Chegando lá, constatou que um ladrão tentava levar os seus patos de criação.
Aproximou-se vagarosamente do indivíduo e, surpreendendo-o ao tentar pular o muro com os seus amados patos, disse-lhe:
-Oh, bucéfalo anácrono! Não te interpelo pelo valor intrínseco dos bípedes palmípedes, mas sim pelo acto vil e sorrateiro de profanares o recôndito da minha habitação, levando meus ovíparos à sorrelfa e à socapa. Se fazes isso por necessidade, transijo… mas se é para zombares da minha elevada prosopopeia de cidadão digno e honrado, dar-te-ei com a minha bengala fosfórica bem no alto da tua sinagoga, e o farei com tal ímpeto que te reduzirei à quinquagésima potência que o vulgo denomina nada.
E o ladrão, confuso, diz:
– Doutor, afinal levo ou deixo os patos?”
Todos os níveis de expressão num jornal são benvindos desde que tragam informação. Já há muito que quis agradecer ao autor pela riqueza do contéudo dos seus aritgos.
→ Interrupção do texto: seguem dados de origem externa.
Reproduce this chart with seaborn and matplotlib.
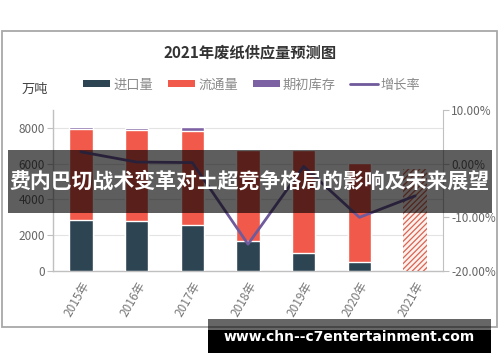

Hoje manifesto nos termos em que o faço porque vejo um potencial ilimitado no articulista para travar uma batalha mais massificante no combate ao obscurantismo no país.
Confessando algum receio de não ser bem entendido nas minhas pretensões neste comentário, aproveito para manifestar também o agradecimento que sempre ficou em mim diante de todos os seus artigos.
Grande abraço, Sr Júlio Neto
MIGBAI
11 de Fevereiro de 2016 at 10:43
Meu caro “De Longe”.
É com enorme prazer que veja a sua intervenção, que li com todo o prazer.
Sobre o texto do Senhor Júlio Neto, foi outro prazer enorme em ler, quem tem lucidez necessária para expor os males do nosso malfadado pais, de forma tal sublime e clara.
Senhor “FCL”, por favor, leia, leia e leia, e nunca mais critique quem escreve bem, eu pessoalmente tenho pena que o texto não tenha o dobro das páginas, pois ler, tem que ser obrigatoriamente um ato de prazer.
Ao colega RALPH, seja bem vindo, pois esteve arredado da nossa página, durante algum tempo. Sr. Ralph, vamos um dia ter que falar sobre algumas obras literárias que os meus filhos e noras me ofereceram no Natal, mas claro com títulos a meu pedido, pois não estou para perder tempo com livros da treta.
Por fim ao Sr. roedor “Rato”, um grande abraço e fico feliz por ver meus conterrâneos, a julgarem positivamente o que se escreve com classe, como o Sr.Julio Neto o fez.
FCL
12 de Fevereiro de 2016 at 0:35
Senhor MIGBAI, senhora MIGBAI…sei la hoje em dia esta tudo virado, hoje pode ser senhor, amanha é senhora…Titica que o diga,enfim, o assunto não é este.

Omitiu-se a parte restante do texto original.